Sorry about the interpreter. (Laughter.)
QUESTION: -- interpretation.
PRESIDENT BUSH: Okay. Well, good luck. (Laughter.)
QUESTION: (Asked in Russian.)
PRESIDENT PUTIN: As far as the staying of Mr. President and his wife in our
home yesterday, I would like you to know two things. For one thing, our personal
relations to have been greatly strengthened. They're very happy to know that
I'm dealing with very honest and upward and straight people. That is one.
And then there is something else, which is by no means a political thing. Yesterday,
when we had our dinner and I was treating my guests of course to the Russian
caviar, and I told him how some of the caviar is produced. The experts would
take the fish and open up the fish and then take the caviar and then throw out
the fish again and throw it back into the water. (Laughter.) Everybody was laughing
-- thinking that I was really inventing things on the spot, something really
improbable. (Laughter.) But I was trying to convince them -- I was really trying
to tell them that I was telling the truth, that's how we treated the environment.
The Secretary of State, the Russian Foreign Minister, Dr. Rice, Mr. Ivanov and
also both wives -- my wife and Mr. President's wife -- all laughed at me. And
there was only one person who wouldn't laugh and said, "I do believe you,
Mr. President," and that was the President of the United States. (Laughter.)
And I want to confirm it here and now, that's the truth, ladies and gentlemen.
And one more thing. The dinner, the supper was over somewhere around midnight,
because we were supposed to go to St. Petersburg early in the morning. Of course,
we got up very early, we didn't have enough sleep this morning. And when last
night, before going to bed, Mr. President told me that he would be jogging in
the morning, I wouldn't believe him. (Laughter.) But he was doing that, just
Well, on a serious note, as far as the results of this visit are concerned,
I would like to say that myself and my experts, all my experts, we have been
discussing the results of the visit this morning and we have officially agreed
that we are satisfied and all the goals of this visit have been achieved.
I thank you.
PRESIDENT BUSH: One question, Ron, go ahead.
QUESTION: If I could ask you real quickly, sir. Is there anything personal you
can do to ease tensions between Pakistan and India? And do you think President
Musharraf is doing enough to crack down on terrorism in Kashmir?
PRESIDENT BUSH: We are spending a lot of time on this subject -- "we"
being the administration. And we're making it very clear to both parties that
there is -- there's no benefit of a war, there's no benefit of a clash that
could eventually lead to a broader war.
We're deeply concerned about the rhetoric. It is very important for President
Musharraf to stop -- do what he said he's going to do to in his speech on terror,
and that is stop the incursions across the line -- the line of control. It's
important that the Indians know that he is going to fulfill that promise.
Vladimir and I have talked about this and he's got -- he, as well as the United
States and Great Britain and other countries have got influence in the region,
and he is going to meet soon at a conference where we believe Prime Minister
Vajpayee and President Musharraf will both be attending.

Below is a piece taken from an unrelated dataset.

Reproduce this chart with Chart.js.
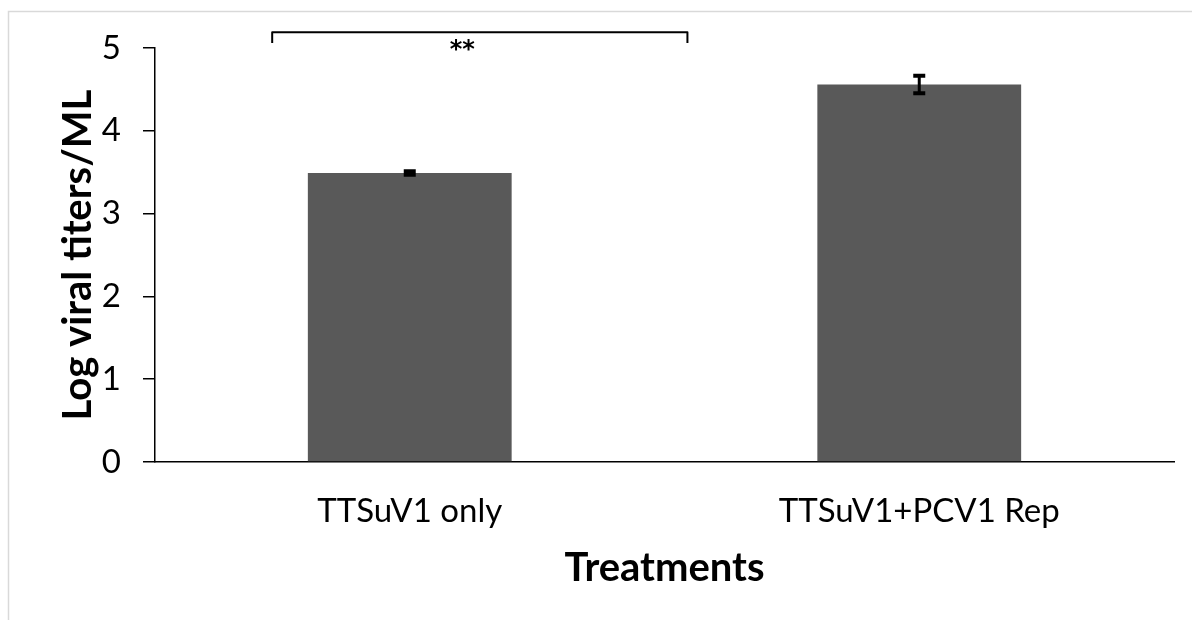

My point is, is that there's a lot of diplomatic efforts going into bringing
some calm and reason to the region.
PRESIDENT PUTIN: An international event is planned for the early June, this
year, in Kazikstan, where both President Musharraf and Prime Minister Vajpayee
have been invited. I do hope they will come and there would be an opportunity
for us to discuss things. And we have covered that ground with the President
of the United States.
Of course, the testing while there is escalating tension really aggravates the
situation, and Russia is concerned and sorry about that. I'm sorry about that.
And we shall be working together to take steps in order to prevent the escalation
of the conflict.
PRESIDENT BUSH: Thank you, all.
QUESTION: (Asked in Russian.)
PRESIDENT PUTIN: -- some people believe, particularly in Europe, that in the
United States people give less attention to the matters artistic and they give
attention -- less, at least -- than in Europe. My dealings with your President
and his wife have demonstrated to me that this is a very deep mistake.